16 Mart 2009 Pazartesi

Hayatımdakilere Reset Gerek

Bu, belki de sabahtan beridir yazdığım ve yayınlamadığım kaçıncı yazı. Bu bloğu açmamdaki esas amaç hiçbir duyguma, hissettiklerime, dedikoduma makas koymadan Evin Kedisi olarak yazı yazmaktı. Bir nevi canım istediğinde zehrimi akıtmaktı. Yazdıkça rahatlayan bir insan olarak buna çok ihtiyacım vardı.

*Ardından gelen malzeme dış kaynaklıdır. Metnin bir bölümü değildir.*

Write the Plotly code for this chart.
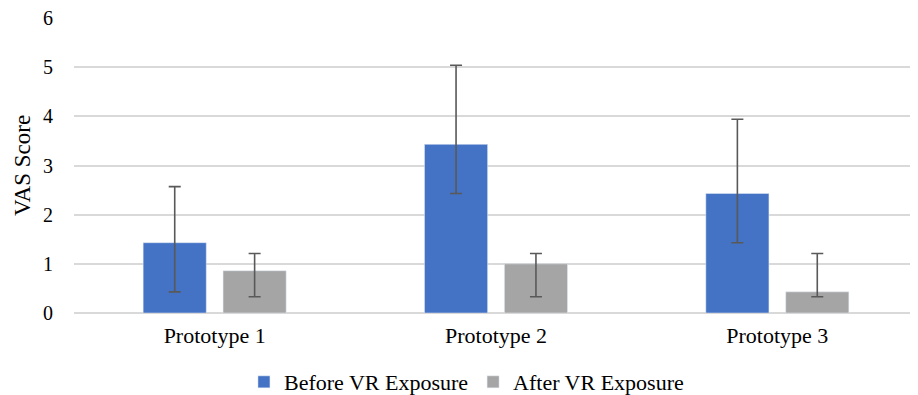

Ancak, zamanla gördüğüm şu oldu ki artık ben Evin Kedisi olmuştum, aralarda bir sürü insanla tanışmış, kendimi çok yakın hissetmiş, eski dostlarıma, akrabalarıma benim hayatımı izlesinler, aman ne oluyor ne bitiyor bu kız zaten yaban ellerde diye takip etsinler diye bu adresi vermek gafletinde bulunmuştum.

Birinci fark ettiğim akrabalarımdan ( ki bakın şu bu bile diyemiyorum çünkü sonuçta deşifre etmişim kendimi onlara karşı ) " Aman ne güzel, artık hepimizde bilgisayar var, kamera da alırsın bol bol görüşürüz!" diyip mail bile yazma gafletinde bulunmamaları oldu. Bunun dışında kalanlar vardır tabi, onları ayrı değerlendiriyor, zaten yazışmaya devam ediyorum. İlk önce güleceksiniz kamerayı bir yere fırlattım sinirden, şimdi nerede olduğunu bile bilmiyorum. Bende bu tip olaylar içe kapanmaya değil aşırı derecede agresifleşip kendime ve içimdekine ( dolaylı yoldan ) zarar vermeme sebep oluyor. MSN'de kim devam ediyorsa onlar kaldılar listemde, öyle boş boş bekleyenler a açmış aman kapatmış, ben yazdım yanıt gelmedi dediklerimin hepsi mefta :)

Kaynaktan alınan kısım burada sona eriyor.